Sorry for the tangent.
It’s germane, Mrs. Q. Unfortunately, the only thing we can do is try to talk to the parents. We may not be able to (and shouldn’t, unprofessionally) interfere with parental authority but this is one more cause of harm to young people too immature to understand that may be targeted on the outside regarding medical treatment, if just by publicity. Physical alteration for the sake of one’s “gender identity,” in itself, is a new idea (it’s plastic surgery become organic!), much too new to have empirical evidence of its long term results in adults. Grownups can take such risks. It’s their choice.

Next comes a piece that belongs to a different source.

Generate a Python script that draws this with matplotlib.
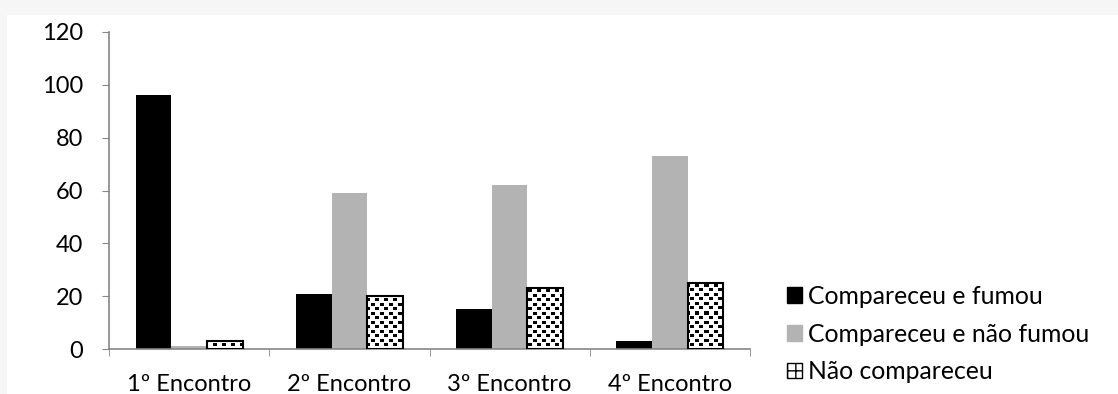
import matplotlib.pyplot as plt
import numpy as np
from matplotlib.patches import Patch, Rectangle

categorias = ['1º Encontro', '2º Encontro', '3º Encontro', '4º Encontro']
fumou = [96, 21, 15, 3]
nao_fumou = [1, 59, 62, 73]
nao_compareceu = [3, 20, 23, 25]
series_nomes = ['Compareceu e fumou', 'Compareceu e não fumou', 'Não compareceu']

cinza_eixo = '#868686'
fonte = 'Lato'

fig = plt.figure(figsize=(11.18, 3.94), dpi=100, facecolor='#f6f6f6')
# white chart area
fig.patches.append(Rectangle((7/1118, 0), 1, 1 - 15/394, transform=fig.transFigure,
                             facecolor='white', edgecolor='none', zorder=-5))
ax = fig.add_axes([109/1118, 45/394, 641/1118, 317/394])
ax.set_facecolor('none')

x = np.arange(len(categorias))
w = 1 / 4.5

ax.bar(x - w, fumou, w, color='black', zorder=2)
ax.bar(x, nao_fumou, w, color='#b3b3b3', zorder=2)
barras = ax.bar(x + w, nao_compareceu, w, color='white', edgecolor='black',
                linewidth=1.5, zorder=3)

# confetti texture for the "Não compareceu" bars (one texel per screen pixel)
tile = np.ones((9, 9))
tile[1:4, 1:5] = 0
tile[5:8, 5:9] = 0
textura = np.tile(tile, (36, 72))[:317, :641]
for b in barras:
    im = ax.imshow(textura, cmap='gray', vmin=0, vmax=1, interpolation='nearest',
                   extent=(-0.5, 3.5, 0, 120), aspect='auto', zorder=2.5)
    im.set_clip_path(b)
    b.set_facecolor('none')

ax.set_xlim(-0.5, 3.5)
ax.set_ylim(0, 120)
ax.set_yticks(range(0, 121, 20))
ax.set_xticks(x)
ax.set_xticklabels(categorias, fontsize=17, family=fonte)
ax.set_xticks(np.arange(-0.5, 4, 1), minor=True)
ax.tick_params(axis='x', which='major', length=0, pad=18)
ax.tick_params(axis='x', which='minor', length=5, color=cinza_eixo, direction='out')
ax.tick_params(axis='y', length=5, color=cinza_eixo, pad=13.5, labelsize=17)
for t in ax.get_yticklabels():
    t.set_family(fonte)
for s in ['top', 'right']:
    ax.spines[s].set_visible(False)
for s in ['left', 'bottom']:
    ax.spines[s].set_color(cinza_eixo)
    ax.spines[s].set_linewidth(1.2)

handles = [Patch(facecolor='black', edgecolor='black'),
           Patch(facecolor='#b3b3b3', edgecolor='#b3b3b3'),
           Patch(facecolor='white', edgecolor='black', hatch='++')]
fig.legend(handles, series_nomes, loc='center left', bbox_to_anchor=(787/1118, 1 - 334/394),
           frameon=False, prop={'family': fonte, 'size': 17.8},
           handlelength=0.6, handleheight=0.6, handletextpad=0.25, labelspacing=0.6,
           borderaxespad=0, borderpad=0)

fig.savefig('out.png', dpi=100, facecolor=fig.get_facecolor())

But even then …
This advice from a gender therapist: “Version 7 of the [WPATH] Standards of Care, says that is strongly suggested that someone does see a qualified mental health professional if they are going to be starting medical transition. But, it does say it is also ok if the medical professional you are going to is trained in behavioral health and/or they work as part of a multiple disciplinary team.”
Now, that’s just a “strong suggestion,” which tells us that even rational grownups may need to have their thoughts, feelings and practical knowledge on the subject reviewed and expanded. Which also means that those who need it most — a blindly determined teen, for instance — may be surgically altered by any (unethical, but legal) doctor in the specialty without … any further delay. That’s where the law could step in. We’re working on it (and that “we” includes many who have transitioned and regretted it).
And, no, I am not one of the transitioned “we”. I’m fortunate to be quite comfortable in my body, even if it’s not aging as well as I would like it to.
“I’m fortunate to be quite comfortable in my body, even if it’s not aging as well as I would like it to.”
…so say we all.
Dear Jack, thank you for adding “catenary wire” and, by extension, “train pantograph” to my lexicon. You do widen my world.
For your inner math nerd and to appreciate the beauty of physics:
The Catenary Arch (that is any flexible “cable” dangling in space), has a curve, such that ALL flexible “cables” suspended above the ground describe individual curves which are all ultimately just zoomed in sections of a perfect mathematical Catenary Arch. This is not true of parabolas, which a catenary arch is NOT.
Michael, my inner something-or-other (not math, I’m sure) tells me that this uh, flexible dangling thing is just another description of the section of medieval church architecture suspended just below a sexpartite rib vault. (sorry, sometimes I get arch)
That is correct, medieval arches were attempts to mimic the forces on a hanging chain as the strongest way to distribute force down the arch while maximizing the space beneath the arch.
“…a conservative…who lives in constant fear…of the sometimes covert…and widely unbelieved…violent behavior leftists love to inflict on conservatives.”
I guess it’s Analogy Sunday. And/or Bigotry Expose’ Sunday. And/or Justified Rejection Sunday.
I still hate leftism, and will not trust leftists or Democrats.
No vote for the same, until that party makes significant strides to repair the damage they have done to our society.
The link you meant for the surgeon story is actually to the train story again.
And honestly, if I was the plaintiff, the “didn’t breach the standard of care” would make me NOT want to settle. I’d LOVE to see them argue that in court.
Link Fixed. Sorry.
Yeah, I’ve always kinda figured that the one thing you DON’T want to hear from a surgeon is “Oops!”.